|Instagram makes dirty ashtrays look artistic as fuck|
I agree. Screaming children are so tempting to, you know, drown. I mean the ocean is right fucking there.
We went looking at houses yesterday and one house dropped from our love list to our like list because of children.
Why do you have children? I mean, what made you want to procreate, bring your brood into the world, keep it (I wanted to say let it live but my inner editor stopped me), and then let it spend the next 18 years leeching off of you? Was it an accident and your Catholic upbringing duped you into keeping the parasite? Was it because you wanted to keep the family name going? Was it (and I suspect this is true for most people) because it's what you're supposed to do? Or are you just one of those sad, lonely types who needed something to love in your life but didn't want a cat?
I ask all of the above because I get tired of being asked why I don't have/want children.
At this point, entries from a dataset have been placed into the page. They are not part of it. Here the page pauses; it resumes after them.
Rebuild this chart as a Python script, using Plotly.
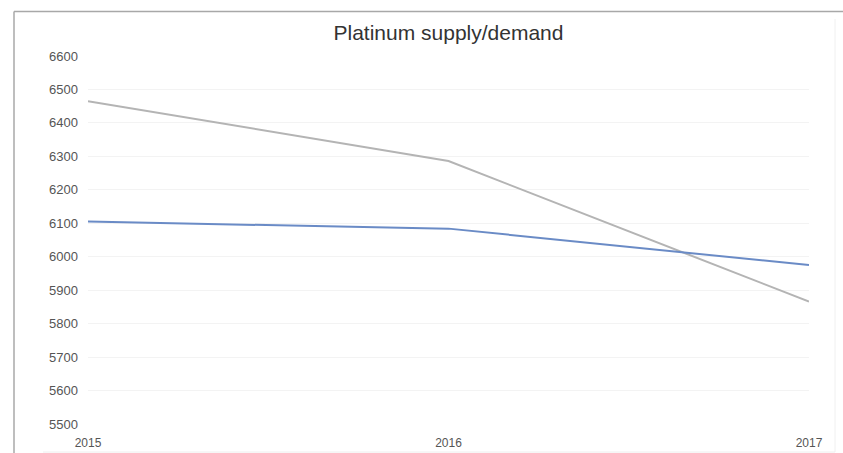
import plotly.graph_objects as go

# Platinum supply / demand, thousand ounces
years = [2015, 2016, 2017]
supply = [6105, 6084, 5975]
demand = [6465, 6286, 5866]
y_ticks = list(range(5500, 6700, 100))

fig = go.Figure()
fig.add_trace(go.Scatter(
    x=years, y=demand, mode="lines", name="Demand",
    line=dict(color="#b4b4b4", width=2),
))
fig.add_trace(go.Scatter(
    x=years, y=supply, mode="lines", name="Supply",
    line=dict(color="#6a8bc6", width=2),
))

L, R, T, B = 88, 34, 56, 29
W, H = 843, 453
pw, ph = W - L - R, H - T - B


def px_x(p):
    return (p - L) / pw


def px_y(p):
    return (H - B - p) / ph


frame = "#a8a8a8"
fig.update_layout(
    width=W, height=H,
    margin=dict(l=L, r=R, t=T, b=B),
    paper_bgcolor="white", plot_bgcolor="white",
    showlegend=False,
    font=dict(family="Liberation Sans, Arial, sans-serif", color="#555"),
    title=dict(
        text="Platinum supply/demand",
        x=0.5, xanchor="center", xref="paper",
        y=1 - 33 / H, yanchor="middle",
        font=dict(size=21, color="#333333"),
    ),
    xaxis=dict(
        range=[2015, 2017], tickvals=years, ticktext=[str(y) for y in years],
        showgrid=False, zeroline=False, showline=False, automargin=False,
        tickfont=dict(size=12, color="#555"), ticklabelstandoff=10,
    ),
    yaxis=dict(
        range=[5500, 6600], tickvals=y_ticks, automargin=False,
        showgrid=True, gridcolor="#f3f3f3", gridwidth=1,
        zeroline=False, showline=False,
        tickfont=dict(size=13, color="#555"), ticklabelstandoff=9,
    ),
    shapes=[
        dict(type="line", xref="paper", yref="paper",
             x0=px_x(14), x1=px_x(W), y0=px_y(11.5), y1=px_y(11.5),
             line=dict(color=frame, width=1.5)),
        dict(type="line", xref="paper", yref="paper",
             x0=px_x(14), x1=px_x(14), y0=px_y(11.5), y1=px_y(H),
             line=dict(color=frame, width=1.5)),
        dict(type="line", xref="paper", yref="paper",
             x0=px_x(835), x1=px_x(835), y0=px_y(19), y1=px_y(452),
             line=dict(color="#f0f0f0", width=1)),
        dict(type="line", xref="paper", yref="paper",
             x0=px_x(43), x1=px_x(835), y0=px_y(452), y1=px_y(452),
             line=dict(color="#eeeeee", width=1)),
    ],
)

fig.write_html("out.html")
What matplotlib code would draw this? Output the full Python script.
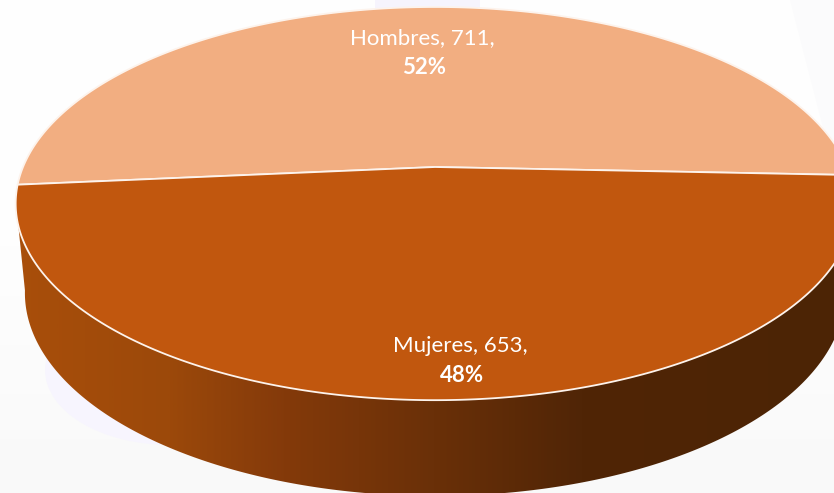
import numpy as np
import matplotlib
matplotlib.use("Agg")
import matplotlib.pyplot as plt
from matplotlib.colors import LinearSegmentedColormap
from matplotlib.patches import Polygon, Ellipse

# data
labels = ["Hombres", "Mujeres"]
values = [711, 653]
colors = ["#F2AE81", "#C1570E"]

# perspective of the pie, in pixels of the 834x493 picture
cx, cy = 435, 167
rx, ry = 412, 189.8
k = 0.186
start_angle = -2.4


def project(theta, sx=1.0, sy=1.0, drop=0):
    u = np.cos(np.radians(theta))
    v = np.sin(np.radians(theta))
    w = 1 + k * v
    return cx + sx * rx * u / w, cy + drop - sy * ry * v / w


plt.rcParams['font.family'] = ['Lato', 'DejaVu Sans']
fig = plt.figure(figsize=(8.34, 4.93), dpi=100, facecolor="white")
ax = fig.add_axes([0, 0, 1, 1])

# faint backdrop
backdrop = LinearSegmentedColormap.from_list("back", ["#FEFEFE", "#FEFEFE", "#F9F9F9"])
ax.imshow(np.linspace(0, 1, 100).reshape(-1, 1), cmap=backdrop, aspect="auto",
          extent=[0, 834, 493, 0], zorder=0)
ax.add_patch(Ellipse((170, 370), 250, 150, color="#F7F5FE", lw=0, zorder=0.5))
ax.add_patch(Polygon([[375, 0], [480, 0], [480, 12], [375, 12]], color="#F6F4FD", lw=0, zorder=0.5))
ax.add_patch(Polygon([[790, 0], [834, 0], [834, 170]], color="#FBFBFC", lw=0, zorder=0.5))

# side wall with the horizontal shading
tx, ty = project(np.linspace(197, 370, 300))
bx, by = project(np.linspace(190, 370, 300), sx=0.978, sy=1.0326, drop=88.2)
wall = Polygon(np.r_[np.c_[tx, ty], np.c_[bx, by][::-1]], closed=True,
               transform=ax.transData, facecolor="none", edgecolor="none")
ax.add_patch(wall)
shade = LinearSegmentedColormap.from_list("wall", [
    (0.0, "#AA4F0B"), (0.2, "#9C490A"), (0.34, "#843A0A"),
    (0.52, "#6A3008"), (0.7, "#502506"), (1.0, "#4C2405")])
img = ax.imshow(np.linspace(0, 1, 400).reshape(1, -1), cmap=shade, aspect="auto",
                extent=[0, 834, 493, 0], zorder=1)
img.set_clip_path(wall)

# top slices, angles come from the values
total = sum(values)
angle = start_angle
for value, color in zip(values, colors):
    sweep = 360 * value / total
    t = np.linspace(angle, angle + sweep, 300)
    x, y = project(t)
    ax.fill(np.r_[cx, x], np.r_[cy, y], facecolor=color, edgecolor="#FDF3EC",
            linewidth=1.3, joinstyle="round", zorder=2)
    angle += sweep

# labels
label_pos = [(422, 38, 67), (460, 346, 375)]
for name, value, (lx, ly1, ly2) in zip(labels, values, label_pos):
    ax.text(lx, ly1, f"{name}, {value},", color="white", fontsize=16,
            ha="center", va="center", zorder=3)
    ax.text(lx + 2, ly2, f"{100 * value / total:.0f}%", color="white", fontsize=16,
            fontweight="bold", ha="center", va="center", zorder=3)

ax.set_xlim(0, 834)
ax.set_ylim(493, 0)
ax.axis("off")

fig.savefig("out.png", dpi=100)
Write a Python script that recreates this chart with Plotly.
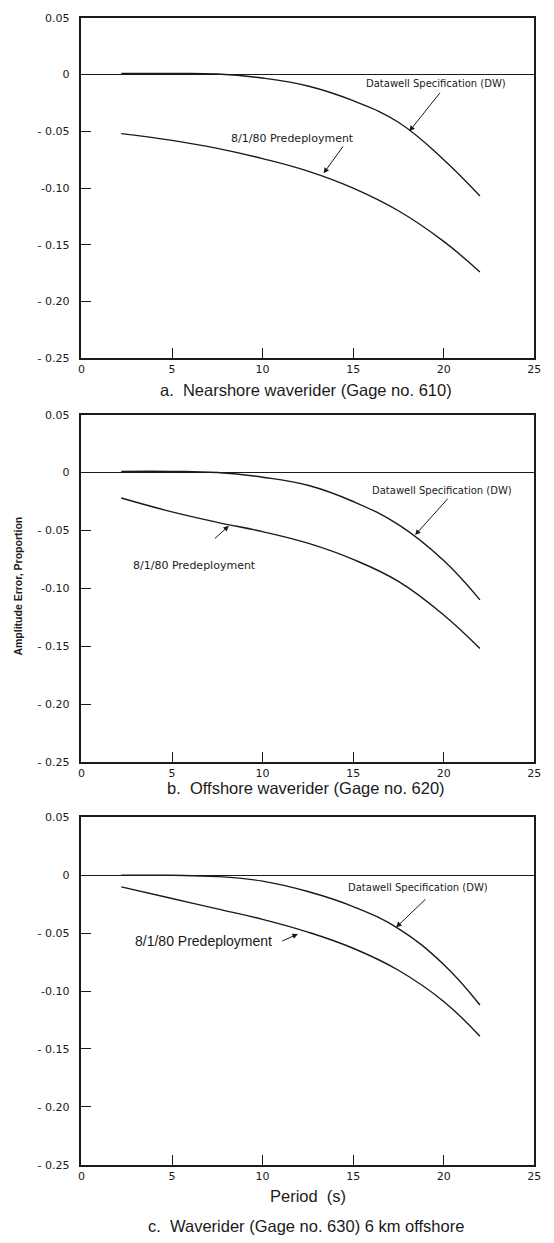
import plotly.graph_objects as go

# ---- data ----
period = [2.2, 5, 7.5, 10, 12.5, 15, 17.5, 20, 22]

dw_a = [0.001, 0.001, 0.0005, -0.003, -0.010, -0.023, -0.042, -0.075, -0.107]
pre_a = [-0.052, -0.058, -0.065, -0.074, -0.085, -0.100, -0.120, -0.147, -0.174]

dw_b = [0.001, 0.001, 0.0, -0.004, -0.011, -0.025, -0.045, -0.076, -0.110]
pre_b = [-0.022, -0.034, -0.043, -0.051, -0.061, -0.075, -0.094, -0.123, -0.152]

dw_c = [0.0, 0.0, -0.001, -0.005, -0.014, -0.027, -0.046, -0.077, -0.112]
pre_c = [-0.010, -0.020, -0.029, -0.038, -0.049, -0.063, -0.082, -0.109, -0.139]

x_ticks = [0, 5, 10, 15, 20, 25]
x_ticktext = ["0", "5", "10", "15", "20", "25"]
y_ticks = [0.05, 0, -0.05, -0.10, -0.15, -0.20, -0.25]
y_ticktext = ["0.05", "0", "- 0.05", "-0.10", "- 0.15", "- 0.20", "- 0.25"]

captions = ["a.  Nearshore waverider (Gage no. 610)",
            "b.  Offshore waverider (Gage no. 620)",
            "c.  Waverider (Gage no. 630) 6 km offshore"]

W, H = 554, 1243
INK = "#1a1a1a"
TICKFONT = dict(family="DejaVu Sans", size=11, color=INK)

def py(px):
    return 1 - px / H

x_dom = [79 / W, 541 / W]
panels_px = [(12, 356), (413, 764), (820, 1171)]

fig = go.Figure()

series = [(dw_a, pre_a), (dw_b, pre_b), (dw_c, pre_c)]
for i, (dw, pre) in enumerate(series):
    sfx = "" if i == 0 else str(i + 1)
    for yy in (dw, pre):
        fig.add_trace(go.Scatter(
            x=period, y=yy, mode="lines",
            line=dict(color=INK, width=1.4, shape="spline", smoothing=1.2),
            xaxis="x" + sfx, yaxis="y" + sfx, showlegend=False, hoverinfo="skip"))

    top, bot = panels_px[i]
    xa = dict(domain=x_dom, range=[0, 25], tickvals=x_ticks, ticktext=x_ticktext,
              ticks="inside", ticklen=10, tickwidth=1.2, tickcolor=INK,
              showline=True, linecolor=INK, linewidth=1.6, mirror=True,
              showgrid=False, zeroline=False, tickfont=TICKFONT,
              anchor="y" + sfx)
    ya = dict(domain=[py(bot), py(top)], range=[-0.25, 0.05], tickvals=y_ticks, ticktext=y_ticktext,
              ticks="inside", ticklen=10, tickwidth=1.2, tickcolor=INK,
              showline=True, linecolor=INK, linewidth=1.6, mirror=True,
              showgrid=False, zeroline=True, zerolinecolor=INK, zerolinewidth=1.4,
              tickfont=TICKFONT, ticklabelstandoff=8, anchor="x" + sfx)
    fig.update_layout(**{"xaxis" + sfx: xa, "yaxis" + sfx: ya})

ann = []
LBL = dict(family="DejaVu Sans", size=10, color=INK)
LBL2 = dict(family="DejaVu Sans", size=11, color=INK)

def label(text, x, y, panel, font=LBL):
    sfx = "" if panel == 0 else str(panel + 1)
    ann.append(dict(text=text, x=x, y=y, xref="x" + sfx, yref="y" + sfx,
                    xanchor="center", yanchor="middle", showarrow=False, font=font))

def arrow(x0, y0, x1, y1, panel):
    sfx = "" if panel == 0 else str(panel + 1)
    ann.append(dict(text="", x=x1, y=y1, ax=x0, ay=y0, xref="x" + sfx, yref="y" + sfx,
                    axref="x" + sfx, ayref="y" + sfx, showarrow=True,
                    arrowhead=2, arrowsize=1.1, arrowwidth=1, arrowcolor=INK))

# panel a
label("Datawell Specification (DW)", 19.6, -0.008, 0)
arrow(19.86, -0.0147, 18.1, -0.050, 0)
label("8/1/80 Predeployment", 11.65, -0.056, 0, LBL2)
arrow(14.5, -0.062, 13.37, -0.087, 0)
# panel b
label("Datawell Specification (DW)", 19.93, -0.0157, 1)
arrow(20.3, -0.0213, 18.42, -0.054, 1)
label("8/1/80 Predeployment", 6.23, -0.080, 1, LBL2)
arrow(7.29, -0.058, 8.14, -0.046, 1)
# panel c
label("Datawell Specification (DW)", 18.6, -0.0108, 2)
arrow(19.08, -0.0194, 17.37, -0.045, 2)
label("8/1/80 Predeployment", 6.72, -0.0565, 2,
      font=dict(family="Liberation Sans", size=14, color=INK))
arrow(11.0, -0.0573, 11.95, -0.0508, 2)

CAP = dict(family="Liberation Sans", size=16.5, color=INK)
cap_y = [388, 790, 1233]
for t, yp in zip(captions, cap_y):
    ann.append(dict(text=t, x=308 / W, y=py(yp), xref="paper", yref="paper",
                    xanchor="center", yanchor="middle", showarrow=False, font=CAP))
ann.append(dict(text="Period  (s)", x=310 / W, y=py(1203), xref="paper", yref="paper",
                xanchor="center", yanchor="middle", showarrow=False, font=CAP))
ann.append(dict(text="<b>Amplitude Error, Proportion</b>", x=14 / W, y=py(586),
                xref="paper", yref="paper", xanchor="center", yanchor="middle",
                showarrow=False, textangle=-90,
                font=dict(family="Liberation Sans", size=10.5, color=INK)))

fig.update_layout(width=W, height=H, margin=dict(l=0, r=0, t=0, b=0),
                  paper_bgcolor="white", plot_bgcolor="white",
                  annotations=ann, showlegend=False)

fig.write_html("out.html", post_script="document.body.style.margin='0';",
               config={"displayModeBar": False})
Like I'm some sort of freak because I actually enjoy sleeping in, going out whenever I want, fucking my wife's brains out in any room of the house at any given moment.
But mostly, I hear the annoying kids next door and their exasperated parents and think I won't tell anyone they were here if you decide to hold their heads under the sea for a few minutes.
I fell in love with this guy's music/voice/songwriting last night. His name is Casey Black. You should check him out.
You know the drill. Beach, coffee, etc.